Researchers have discovered that many people with Bardet-Biedl syndrome can't detect odors

Johns Hopkins researchers have discovered that many people with Bardet-Biedl syndrome (BBS), a rare, complex condition marked by an array of seemingly unconnected symptoms, including obesity, learning difficulties, eye problems and asthma, also have another, previously unreported problem: many of them can't detect odors.

Because people with the syndrome likely lose their sense of smell before or shortly after birth, it wouldn't occur to them to mention it, and so the problem, known as anosmia, had never been reported, the researchers say.

But spurred by new understanding that the problems seen in BBS are caused by faulty cellular structures called cilia, researchers led by Nicholas Katsanis, Ph.D., decided to look into patients' ability to detect odors. The olfactory system, which is responsible for the sense of smell, is perhaps the most cilia-rich system in the body, relying on a bed of the tentacle-like structures to detect odiferous molecules as they pass through the nose.

Sure enough, when colleagues at University College London administered a simple, standard smell test to BBS patients, 40 percent couldn't smell anything, and another 10 percent had a reduced odor-detecting ability. The Johns Hopkins researchers then turned to mice missing either of two BBS-causing genes to prove that faulty cilia, rather than any other problems, were to blame. The results are described in the Aug. 22 advance online section of Nature Genetics.

"This proves beyond a shadow of doubt that the mechanism we've proposed -- faulty cilia -- is behind the syndrome," says Katsanis, an assistant professor in Hopkins' McKusick-Nathans Institute of Genetic Medicine. "Without the mouse studies, the problem could have been at any step along the way: from detecting odors, to communicating with the brain, to pulling up the right word to describe the odor.

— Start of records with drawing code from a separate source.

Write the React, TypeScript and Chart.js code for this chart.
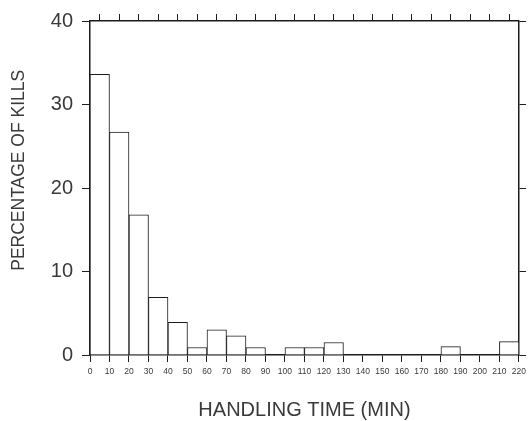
import React, { useEffect, useRef } from "react";
import { Chart, registerables } from "chart.js";

Chart.register(...registerables);

// Histogram bins (minutes): centre of each 10-min bin
const binCenters = [5, 15, 25, 35, 45, 55, 65, 75, 85, 95, 105, 115, 125, 135, 145, 155, 165, 175, 185, 195, 205, 215];
// Percentage of kills per bin
const percentKills = [33.6, 26.7, 16.8, 6.9, 3.9, 0.9, 3.0, 2.3, 0.9, 0, 0.9, 0.9, 1.5, 0, 0, 0, 0, 0, 1.0, 0, 0, 1.6];

const xTickValues = [0, 10, 20, 30, 40, 50, 60, 70, 80, 90, 100, 110, 120, 130, 140, 150, 160, 170, 180, 190, 200, 210, 220];
const xTickLabels = ["0", "10", "20", "30", "40", "50", "60", "70", "80", "90", "100", "110", "120", "130", "140", "150", "160", "170", "180", "190", "200", "210", "220"];
const yTickValues = [0, 10, 20, 30, 40];
const yTickLabels = ["0", "10", "20", "30", "40"];

const xTitle = "HANDLING TIME (MIN)";
const yTitle = "PERCENTAGE OF KILLS";

const lineColor = "#1c1c1c";
const textColor = "#3a3a3a";
const FONT = "'Liberation Sans', Arial, sans-serif";

// Draws the y-axis title slightly above the axis centre, as in the original figure
const yTitlePlugin = {
  id: "yTitlePlugin",
  afterDraw(chart: any) {
    const { ctx, chartArea } = chart;
    const cy = chartArea.top + (chartArea.bottom - chartArea.top) * 0.447;
    ctx.save();
    ctx.translate(19, cy);
    ctx.rotate(-Math.PI / 2);
    ctx.fillStyle = textColor;
    ctx.font = `17.5px ${FONT}`;
    ctx.textAlign = "center";
    ctx.textBaseline = "middle";
    ctx.fillText(yTitle, 0, 0);
    ctx.restore();
  },
};

export default function App() {
  const canvasRef = useRef<HTMLCanvasElement | null>(null);

  useEffect(() => {
    const canvas = canvasRef.current;
    if (!canvas) return;

    const setXTicks = (s: any) => {
      s.ticks = xTickValues.map((v) => ({ value: v }));
    };
    const setYTicks = (s: any) => {
      s.ticks = yTickValues.map((v) => ({ value: v }));
    };

    const chart = new Chart(canvas, {
      type: "bar",
      data: {
        datasets: [
          {
            data: binCenters.map((c, i) => ({ x: c, y: percentKills[i] })),
            backgroundColor: "#ffffff",
            borderColor: lineColor,
            borderWidth: 1,
            borderSkipped: "start",
            barPercentage: 1,
            categoryPercentage: 1,
          } as any,
        ],
      },
      plugins: [yTitlePlugin],
      options: {
        responsive: false,
        animation: false,
        layout: { padding: 0 },
        plugins: {
          legend: { display: false },
          tooltip: { enabled: false },
        },
        scales: {
          x: {
            type: "linear",
            position: "bottom",
            min: 0,
            max: 220,
            offset: false,
            grid: {
              display: true,
              drawOnChartArea: false,
              drawTicks: true,
              tickLength: 7,
              color: lineColor,
              lineWidth: 1,
              offset: false,
            },
            border: { display: true, color: lineColor, width: 1.5 },
            ticks: {
              font: { family: FONT, size: 8.5 },
              color: textColor,
              padding: 5,
              maxRotation: 0,
              minRotation: 0,
              autoSkip: false,
              callback: (_v: any, i: number) => xTickLabels[i],
            },
            afterBuildTicks: setXTicks,
            afterFit: (s: any) => {
              s.height = 66;
            },
            title: {
              display: true,
              text: xTitle,
              color: textColor,
              font: { family: FONT, size: 20, lineHeight: 1 },
              padding: { top: 0, bottom: 1 },
            },
          },
          x2: {
            type: "linear",
            position: "top",
            min: 0,
            max: 220,
            offset: false,
            grid: {
              display: true,
              drawOnChartArea: false,
              drawTicks: true,
              tickLength: 7,
              color: lineColor,
              lineWidth: 1,
            },
            border: { display: true, color: lineColor, width: 1.5 },
            ticks: { display: false },
            afterBuildTicks: setXTicks,
            afterFit: (s: any) => {
              s.height = 18;
            },
          },
          y: {
            type: "linear",
            position: "left",
            min: 0,
            max: 40,
            grid: {
              display: true,
              drawOnChartArea: false,
              drawTicks: true,
              tickLength: 8,
              color: lineColor,
              lineWidth: 1,
            },
            border: { display: true, color: lineColor, width: 1.5 },
            ticks: {
              font: { family: FONT, size: 20 },
              color: textColor,
              padding: 9,
              callback: (_v: any, i: number) => yTickLabels[i],
            },
            afterBuildTicks: setYTicks,
            afterFit: (s: any) => {
              s.width = 90;
            },
          },
          y2: {
            type: "linear",
            position: "right",
            min: 0,
            max: 40,
            grid: {
              display: true,
              drawOnChartArea: false,
              drawTicks: true,
              tickLength: 7,
              color: lineColor,
              lineWidth: 1,
            },
            border: { display: true, color: lineColor, width: 1.5 },
            ticks: { display: false },
            afterBuildTicks: setYTicks,
            afterFit: (s: any) => {
              s.width = 8;
            },
          },
        },
      } as any,
    });

    return () => {
      chart.destroy();
    };
  }, []);

  return (
    <div style={{ position: "absolute", left: 0, top: 0, width: 531, height: 421, background: "#ffffff" }}>
      <canvas ref={canvasRef} width={531} height={421} style={{ display: "block" }} />
    </div>
  );
}
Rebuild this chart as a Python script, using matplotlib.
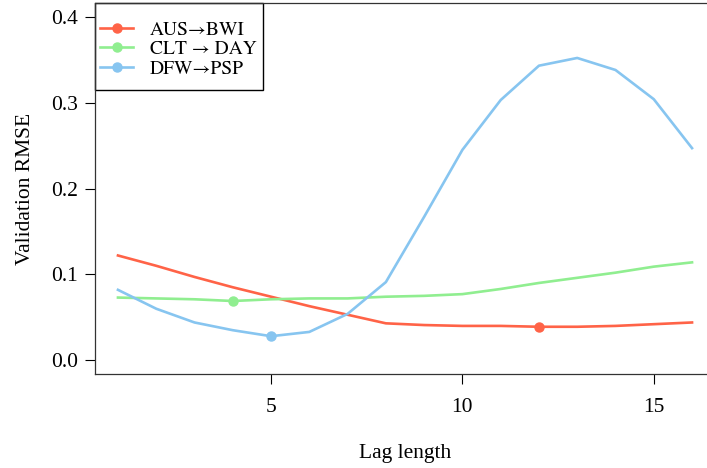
import matplotlib
matplotlib.use("Agg")
import matplotlib.pyplot as plt
from matplotlib.patches import Rectangle

plt.rcParams["font.family"] = ["Liberation Serif", "DejaVu Serif"]

# lag lengths and validation RMSE
lags = list(range(1, 17))
aus_bwi = [0.122, 0.110, 0.097, 0.085, 0.074, 0.063, 0.053, 0.043,
           0.041, 0.040, 0.040, 0.039, 0.039, 0.040, 0.042, 0.044]
clt_day = [0.073, 0.072, 0.071, 0.069, 0.071, 0.072, 0.072, 0.074,
           0.075, 0.077, 0.083, 0.090, 0.096, 0.102, 0.109, 0.114]
dfw_psp = [0.082, 0.060, 0.044, 0.035, 0.028, 0.033, 0.054, 0.091,
           0.167, 0.245, 0.303, 0.343, 0.352, 0.338, 0.304, 0.247]

labels = ["AUS\u2192BWI", "CLT \u2192 DAY", "DFW\u2192PSP"]
colors = ["#ff6347", "#90ee90", "#87c5f0"]
best = [12, 4, 5]  # lag marked with a dot on each curve

xticks = [5, 10, 15]
yticks = [0.0, 0.1, 0.2, 0.3, 0.4]

W, H = 707, 468
fig = plt.figure(figsize=(W / 100, H / 100), dpi=100)
ax = fig.add_axes([95 / W, 1 - 374 / H, 620 / W, 371 / H])

for series, lab, col, b in zip([aus_bwi, clt_day, dfw_psp], labels, colors, best):
    ax.plot(lags, series, color=col, lw=1.9, marker="o", ms=6.5,
            markevery=[b - 1], label=lab)

ax.set_xlim(0.4, 16.6)
ax.set_ylim(-0.016, 0.416)
ax.set_xticks(xticks)
ax.set_yticks(yticks)
ax.set_yticklabels(["%.1f" % v for v in yticks])
ax.tick_params(direction="out", length=7.2, width=0.8, labelsize=15.5, pad=5)
ax.tick_params(axis="x", pad=10)
for s in ax.spines.values():
    s.set_color("#333333")
    s.set_linewidth(0.9)

ax.set_xlabel("Lag length", fontsize=15.5, labelpad=19.5)
ax.set_ylabel("Validation RMSE", fontsize=15.5, labelpad=11.5)

# legend without frame (STIX has the long arrow), then an R-style box
leg = ax.legend(loc="upper left", bbox_to_anchor=(100 / W, 1 - 21 / H),
                bbox_transform=fig.transFigure, borderaxespad=0, borderpad=0,
                prop={"family": "STIXGeneral", "size": 14}, frameon=False,
                handlelength=1.7, handletextpad=0.88, labelspacing=0.1)
fig.canvas.draw()
bb = leg.get_window_extent().transformed(fig.transFigure.inverted())
x0 = 95 / W
y1 = 1 - 3 / H
x1 = bb.x1 + 6 / W
y0 = bb.y0 - 12 / H
fig.patches.append(Rectangle((x0, y0), x1 - x0, y1 - y0, transform=fig.transFigure,
                             fill=True, facecolor="white", edgecolor="black",
                             lw=1.0, zorder=1))
leg.set_zorder(10)
ax.set_zorder(2)
ax.patch.set_alpha(0)

fig.savefig("out.png", dpi=100)
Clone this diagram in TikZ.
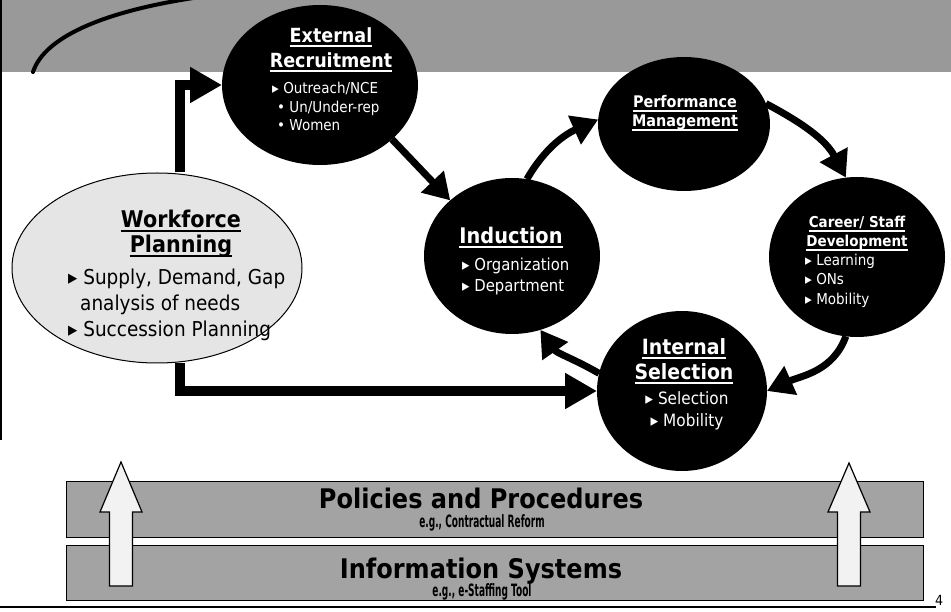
\documentclass[tikz,border=0pt]{standalone}
\usepackage{fontspec}
\setmainfont{DejaVu Sans}[FakeStretch=0.9]
\newfontfamily\barfont{DejaVu Sans}[FakeStretch=0.89]
\newfontfamily\barsmallfont{DejaVu Sans}[FakeStretch=0.53]
\usetikzlibrary{arrows.meta,shapes.geometric}

\definecolor{bandgray}{gray}{0.6}
\definecolor{bargray}{gray}{0.64}
\definecolor{wpgray}{gray}{0.9}
\definecolor{upgray}{gray}{0.95}

% underline drawn as a rule in the current text colour
\newcommand\undr[2][1.6pt]{\setbox0=\hbox{#2}\leavevmode\rlap{\rule[-3.6pt]{\wd0}{#1}}\box0}
\newcommand\fs[1]{\fontsize{#1}{#1}\selectfont}

\begin{document}
\begin{tikzpicture}[x=1pt,y=1pt,
  bubble/.style={ellipse, fill=black, draw=none, inner sep=0pt, outer sep=0pt},
  hd/.style={text=white, anchor=base, inner sep=0pt},
  item/.style={text=white, anchor=base west, inner sep=0pt},
  itemc/.style={text=white, anchor=base, inner sep=0pt},
  wptext/.style={text=black, anchor=base west, inner sep=0pt, font=\fs{20.5}},
  flow/.style={line width=7pt, -{Triangle[length=26pt,width=30pt]}},
  bigflow/.style={line width=10pt, -{Triangle[length=32pt,width=34pt]}},
  bar/.style={rectangle, draw=black, line width=0.8pt, fill=bargray,
    minimum width=857pt, inner sep=0pt},
  bartitle/.style={anchor=base, inner sep=0pt, font=\barfont\bfseries\fs{27}},
  barsub/.style={anchor=base, inner sep=0pt, font=\barsmallfont\bfseries\fs{17}},
  uparrow/.style={fill=upgray, draw=black, line width=1.2pt, line join=miter}
]
\useasboundingbox (0,0) rectangle (951,-612);
\clip (0,0) rectangle (951,-612);
\fill[white] (0,0) rectangle (951,-612);

% top band with its swoosh
\fill[bandgray] (0,0) rectangle (951,-72);
\draw[line width=4pt, line cap=round] (33,-72) .. controls (45,-35) and (110,-10) .. (200,3);
\draw[line width=1.2pt] (1,0) -- (1,-440);

% bottom layers
\node[bar, minimum height=56pt] (pol) at (494.5,-509) {};
\node[bar, minimum height=55pt] (inf) at (494.5,-572.5) {};
\node[bartitle] (pol-t) at (481,-508) {Policies and Procedures};
\node[barsub] (pol-s) at (482,-527) {e.g., Contractual Reform};
\node[bartitle] (inf-t) at (481,-578) {Information Systems};
\node[barsub] (inf-s) at (482,-596) {e.g., e-Staffing Tool};

\draw[uparrow] (109.5,-586) -- (109.5,-512) -- (100,-512) -- (121,-462)
  -- (142,-512) -- (132.5,-512) -- (132.5,-586) -- cycle;
\draw[uparrow] (837.5,-586) -- (837.5,-512) -- (828,-512) -- (849,-463)
  -- (870,-512) -- (860.5,-512) -- (860.5,-586) -- cycle;

\draw[line width=2pt] (0,-607) -- (936,-607);
\node[anchor=base, inner sep=0pt, font=\fs{14}] (pg) at (939,-605) {4};

% process bubbles
\node[ellipse, fill=wpgray, draw=black, line width=1pt, inner sep=0pt,
  minimum width=290pt, minimum height=190pt] (wp) at (157,-268) {};
\node[bubble, minimum width=196pt, minimum height=160pt] (er) at (320,-85) {};
\node[bubble, minimum width=172pt, minimum height=134pt] (pm) at (684,-124) {};
\node[bubble, minimum width=176pt, minimum height=156pt] (ind) at (512,-256) {};
\node[bubble, minimum width=176pt, minimum height=160pt] (csd) at (857,-257) {};
\node[bubble, minimum width=170pt, minimum height=160pt] (is) at (682,-391) {};

% connectors
\draw[bigflow] ([xshift=23pt]wp.north) |- (er.west);
\draw[bigflow] ([xshift=23pt]wp.south) |- (is.west);
\draw[flow] (er.-37) -- (ind.138);
\draw[flow] (ind.79) to[out=60,in=204] (pm.177);
\draw[flow] (pm.14) to[out=-28,in=118] (csd.98);
\draw[flow] (csd.-98) to[out=-110,in=24] (is.0);
\draw[flow] (is.168) to[out=150,in=-55] (ind.-69);

% Workforce Planning
\node[anchor=base, inner sep=0pt, font=\bfseries\fs{23}] (wp-h1) at (181,-228) {\undr[2pt]{Workforce}};
\node[anchor=base, inner sep=0pt, font=\bfseries\fs{23}] (wp-h2) at (181,-253) {\undr[2pt]{Planning}};
\node[wptext] (wp-b1) at (68,-285) {▸ Supply, Demand, Gap};
\node[wptext] (wp-b2) at (80,-311) {analysis of needs};
\node[wptext] (wp-b3) at (68,-337) {▸ Succession Planning};

% External Recruitment
\node[hd, font=\bfseries\fs{19.5}] (er-h1) at (331,-43) {\undr{External}};
\node[hd, font=\bfseries\fs{19.5}] (er-h2) at (331,-68) {\undr{Recruitment}};
\node[item, font=\fs{15}] (er-b1) at (272,-94) {▸ Outreach/NCE};
\node[item, font=\fs{15}] (er-b2) at (277,-113) {• Un/Under-rep};
\node[item, font=\fs{15}] (er-b3) at (277,-131) {• Women};

% Performance Management
\node[hd, font=\bfseries\fs{16}] (pm-h1) at (685,-108) {\undr[1.4pt]{Performance}};
\node[hd, font=\bfseries\fs{16}] (pm-h2) at (685,-127) {\undr[1.4pt]{Management}};

% Induction
\node[hd, font=\bfseries\fs{21.5}] (ind-h) at (511,-244) {\undr[1.8pt]{Induction}};
\node[item, font=\fs{16.5}] (ind-b1) at (462,-271) {▸ Organization};
\node[item, font=\fs{16.5}] (ind-b2) at (462,-292) {▸ Department};

% Career / Staff Development
\node[hd, font=\bfseries\fs{15}] (csd-h1) at (857,-228) {\undr[1.4pt]{Career/ Staff}};
\node[hd, font=\bfseries\fs{15}] (csd-h2) at (857,-247) {\undr[1.4pt]{Development}};
\node[item, font=\fs{15}] (csd-b1) at (805,-266) {▸ Learning};
\node[item, font=\fs{15}] (csd-b2) at (805,-285) {▸ ONs};
\node[item, font=\fs{15}] (csd-b3) at (805,-305) {▸ Mobility};

% Internal Selection
\node[hd, font=\bfseries\fs{21}] (is-h1) at (684,-355) {\undr[1.8pt]{Internal}};
\node[hd, font=\bfseries\fs{21}] (is-h2) at (684,-380) {\undr[1.8pt]{Selection}};
\node[itemc, font=\fs{17}] (is-b1) at (687,-405) {▸ Selection};
\node[itemc, font=\fs{17}] (is-b2) at (687,-426) {▸ Mobility};
\end{tikzpicture}
\end{document}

"But we've proven that loss of the BBS proteins causes ciliary problems in mice, and the ciliary problems cause the clinical symptom," he says. "I love it when science makes sense."

Last year, Katsanis and an international team of colleagues discovered that BBS-involved proteins were found in and near cilia, and they suggested that faulty cilia might explain the variable problems in BBS. But until now, there was no direct proof that the ciliary problems they'd observed in worms and cells were also present in mice or people with BBS-causing genetic mutations.

"We took a disease associated with cilia and looked at a system whose whole job, its raison d'etre, essentially is making cilia," says Randall Reed, Ph.D., a professor of molecular biology and genetics in Hopkins' Institute for Basic Biomedical Sciences and a Howard Hughes Medical investigator. "If the association was right, we'd expect an effect."

Reed's research assistant Heather Kulaga and Katsanis's research assistant Carmen Leitch studied mice missing either of two BBS-causing genes, BBS1 or BBS4, to figure out whether the animals' sense of smell was impaired. (All four of the patients who had mutations in BBS4 were unable to smell.)

The overall organization of the olfactory system in both sets of mice seemed normal, she discovered, but instead of the normal sea-grass-like patch of lengthy cilia where smelly molecules usually come to rest, the mice had only short, stumpy cilia wannabes. The stunted cilia couldn't detect odor-causing molecules, so virtually no electrical signals were sent to the brain, Kulaga discovered in experiments where she measured the electrical signals, or lack thereof.

"These animals don't have structures for detecting odors," says Reed, who has been studying the cellular proteins involved in detecting odors for close to 20 years. "The cilia were dramatically deformed, and key odor-detecting proteins weren't where they should have been, but were trapped in different places in the cell."

Kaluga also found less of these key odor detecting proteins in the knockout mice than in normal mice. The researchers still need to figure out why, but suggest there may be a feedback loop that keeps expression low because odors aren't being detected or because, once made, the proteins aren't moved to their proper locations.

Katsanis and Reed are both excited about their "perfect" collaboration -- Katsanis because the olfactory system is a great model to figure out the details of how BBS-causing mutations upset ciliary function, and Reed because the BBS genes and proteins are a whole new toolbox to probe the nose.

"We knew a lot about what these olfactory neurons look like, but really very little about how they got that way," says Reed. "Now we have a whole collection of genes, the BBS genes, to use to see how the cells' long cilia are made and how they work."

The research was funded by the National Institute of Child Health and Development, the National Institute for Deafness and Other Communication Disorders, the National Institutes of Health, the March of Dimes, the Howard Hughes Medical Institute, the National Kidney Research Fund and the Wellcome Trust.

Authors on the paper are Kulaga, Leitch, Reed, Katsanis, Jose Badano and Alysa Lesemann of Johns Hopkins; Erica Eichers and James Lupski of Baylor College of Medicine; and Bethan Hoskins and Philip Beales of University College London.